The California Department of General Services is required to develop compliance standards in the State Administrative Manual to inform owners of state property in California of their duties and responsibilities under Proposition 218. Under the State Administrative Manual, all state agencies are required to determine that, with respect to state properties for which an assessment is levied by a local government, the applicable assessment district was properly constituted pursuant to law and that the requisite special benefit is present. If the assessment is valid, then the state agency which owns or controls the property must promptly pay its proportionate share of the assessment.

== Liberal interpretation constitutional command ==

Section 5 of Proposition 218 contains a constitutional command that its provisions be "liberally construed to effectuate its purposes of limiting local government revenue and enhancing taxpayer consent." The liberal interpretation constitutional command is legally binding on all California courts and judges, the California Legislature, government agencies, and government officials and employees in their interpretation and application of Proposition 218.

The liberal interpretation constitutional command has positively affected the outcome of numerous Proposition 218 lawsuits when it has been properly applied by the courts as intended by the voters.

The importance and significance of the liberal interpretation constitutional command under Proposition 218 can be traced to judicial interpretations of Proposition 13 that strictly construed substantial provisions under that initiative measure to limit their application. In two leading cases in 1982, the California Supreme Court, headed by Chief Justice Rose Bird, formulated and applied a special rule of interpretation applicable only to Proposition 13 that strictly construed the circumstances in which local governments must get two-thirds voter approval to approve local tax increases. This special rule of interpretation was not consistent with the usual interpretation of initiative measures, and has not been applied by California courts in circumstances other than Proposition 13 where a supermajority vote is required.

As a result of the two-thirds voter approval requirement for local taxes under Proposition 13 being strictly construed, local governments in California were able to impose many local tax increases with either simple majority voter approval or no voter approval at all. The resulting impacts frustrated the effective tax relief provisions of Proposition 13 to the significant detriment of California taxpayers, especially homeowners. The special strict construction rule of interpretation also provided a legal basis for California courts to significantly limit the circumstances in which nontax levies such as special assessments, fees, and charges were special taxes subject to two-thirds voter approval under Proposition 13.
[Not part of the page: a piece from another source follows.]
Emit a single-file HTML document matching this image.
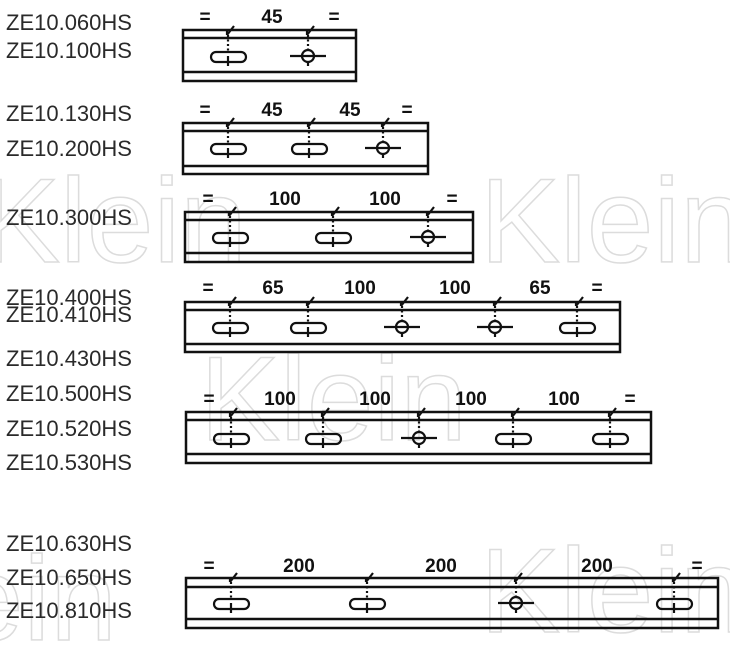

== Reaction to Proposition 218 by local governments ==

Proposition 218 significantly limits the ability of local governments to raise revenues without voter approval. As a result, most local governments in California opposed Proposition 218 when it appeared on the ballot, and remain opposed to Proposition 218. In nearly every Proposition 218 appellate court case of significance, local government interests, including the League of California Cities, the California State Association of Counties, and the Association of California Water Agencies have sought to limit the scope and application of Proposition 218 restrictions by arguing in favor of narrow or strict interpretations of the applicable taxpayer protections.

The actions by local governments to limit the scope and application of Proposition 218 are not limited to the courts. Through the legislative process, particularly in the California Legislature, local governments have also supported legislative proposals that limit Proposition 218's provisions. California law allows local governments to lobby in support of such legislative proposals in the California Legislature either directly or indirectly through local government interest associations such as the League of California Cities, the California State Association of Counties, and the Association of California Water Agencies.